Closed - Implemented
In October 2001, HUD reported that its Office of Single Family Housing was working with the HUD Training Academy and the homeownership centers to develop a formal training curriculum that would be used to ensure that center staff have the skills they need to adequately handle their assigned responsibilities, including responsibilities related to contractor oversight. The centers were in the process of identifying the core skill requirements for positions in each of the functional program areas in the centers. The HUD Training Academy and the Office of Housing were also working together to identify resources to meet employee training needs. In June 2002, HUD reported that the Office of Single Family Housing had formed a task force comprised of headquarters and center staff. This task force identified (1) the core competencies for each of the major single-family position titles, and (2) the types of courses and the learning objectives that would meet each of the identified core competencies. Using the task force's information, HUD's Training Academy developed a competency model for single-family housing specialists, one of the major single-family positions. The model, completed in March 2002, describes the knowledge, skills, abilities, and/or other characteristics required for job performance. In May 2002, the Training Academy completed a curriculum development plan for single-family housing specialists, which recommends training designed to develop high-priority competencies. According to HUD, the plan will help ensure that training funds are used to further develop the skills that staff need to perform their responsibilities.
Department of Housing and Urban Development To address the human capital challenges facing HUD's homeownership centers, the Secretary of Housing and Urban Development should direct the Assistant Secretary for Housing-Federal Housing Commissioner to use tools, such as GAO's human capital self-assessment checklist, to develop a strategic human capital management plan for the homeownership centers that considers all areas of human capital management, including size of the workforce, workforce deployment, training, and oversight of contractors.
Closed - Implemented
FHA has taken a number of actions in response to this recommendation.

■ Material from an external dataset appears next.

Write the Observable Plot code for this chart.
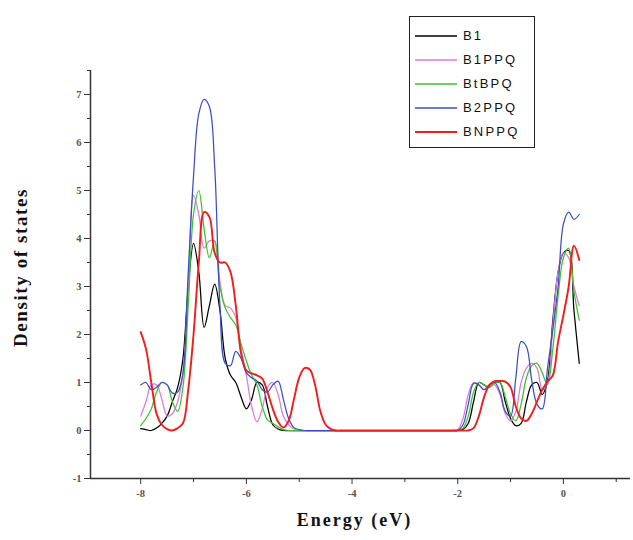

First, it developed a Workforce Analysis and Management System that (1) creates a workforce plan that determines what resources are needed to meet strategic goals and (2) allows FHA to identify gaps or priorities in its workforce. According to FHA officials, the agency used both our human capital checklist and the processes that we used to develop our workforce plan as guides when developing the system. Second, FHA used data from this workforce analysis system to determine skill gaps and training needed to address these gaps. It then targeted its training money to address the skill gaps identified. Third, HUD implemented a Resource Estimation and Allocation Process to determine proper staffing levels within FHA's Office of Single Family Housing. The results will be used along with the workforce planning process to develop a succession plan and determine staffing needs at the homeownership centers. FHA has developed a format that will allow the agency to use data from this process to determine where workforce gaps will occur and whether the gaps can be filled by deployment of existing staff or by recruitment. Finally, FHA took steps to improve its oversight of contractors, including completing a detailed assessment of business risks associated with its contractors that sell HUD properties.